Osservo i miei vicini di posto; quello che lega la rugosa signora e la coppia quarantenne, leggermente appartata sulla destra, è la smorfia che solca i loro volti. Visi sbilenchi, corrucciati, misto di incredulità e schifo come se fosse apparsa la carcassa sventrata di un animale proprio nel sedile accanto. Ma questa reazione istintiva non è rivolta al protagonista de "Gli Equilibristi", ma per noi che veniamo investiti indirettamente dalle immagini.

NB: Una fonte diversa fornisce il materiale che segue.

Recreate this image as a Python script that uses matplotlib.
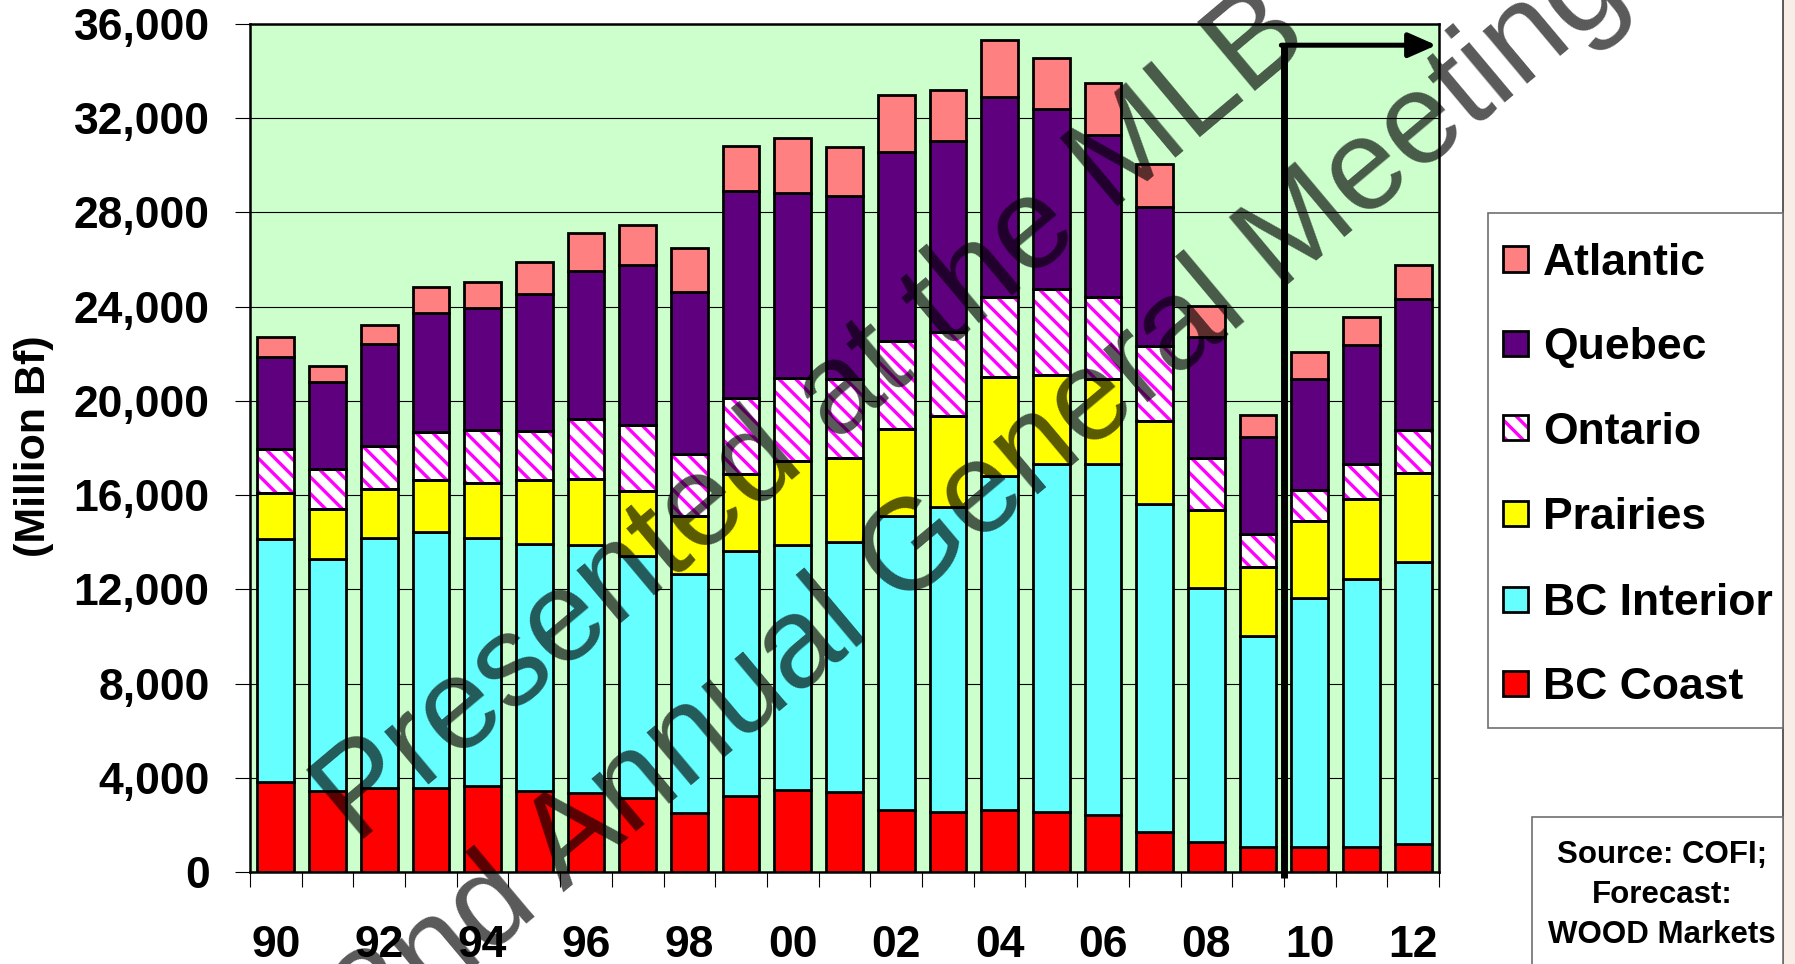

Il film non ci racconta nulla di nuovo ma ha il pregio di saper mettere in mostra con durissimo realismo quello che spesso viene coperto, messo sotto il tappeto dal pedone di turno armato con un occhiale da sole, un passo veloce che mimetizza mancanza di tempo, un cellulare da masturbare. Mi ritrovo in bocca un sapore amaro, un succo gastrico che risale e cerca di uscire. Il lavoro ci fotografa una storia comune, ma senza moralismo ed in maniera indiretta tira una randellata sui denti che, personalmente, mi ha fatto volare gli incisivi due file in avanti. Fortunamente non c'era nessuno. Osservi e ti rendi conto di quanto siano risibili ed insignificanti quelli che quotidianamente definisci i titanici problemi della tua esistenza. Segui la storia di Giulio, la linea di quella bella immagine della locandina, e come un'inesperta coppia di alpinisti su un ghiacciaio finisci per seguire il protagonista in una caduta disperata e rovinosa. Giù nel crepaccio.
Giulio non frana di faccia, ma lo sdrucciolevole piano inclinato nel quale cammina è troppo per le sue gambe; il fatto che non sia una caduta, ma una lunga ed inesorabile scivolata non lenisce o rende più accettabile il fango nel quale vien presto inghiottito. Questa poltiglia lo blocca, lo fa arrancare e quasi cadere. Giocando con il titolo potrei pure dire tutto ciò che gli fa perdere l’equilibrio. Perché per far tornare i conti dovrebbe diventare un circense esperto, un fottuto funambolo. E’ un’agonia alla quale lui stesso non vuole credere.
Prova ad aggrapparsi a quelle flebili ed anoressiche corde che i cosiddetti amici gli lanciano senza troppa convinzione, come per pararsi il culo nei confronti della coscienza; la bastarda che senza invito busserà (anche se non lo vediamo) la sera, poco prima di andare a dormire. Ma al primo strattone deciso quelle funi scompaiono per non tornare più e così Giulio si trasforma in una di quelle persone per le quali provava una gran pena.
E’ una grande prova recitativa quella di Mastandrea, capace di portare su pellicola un dramma che spesso si vorrebbe nascondere. I dialoghi non sono tanti, ma cazzo se sono affilati. Un solido lavoro (il regista si chiama De Matteo), che pochissimi andranno a vedere e che non scalfirà il luogo comune secondo il quale il cinema italiano è definitivamente morto e bla, bla, bla.
"La Pecora Nera" (2010), "Cesare Deve Morire" (2011), "Gli Equlibristi" (2012) giusto per fare tre nomi. Una cosa li accomuna: i risibili incassi.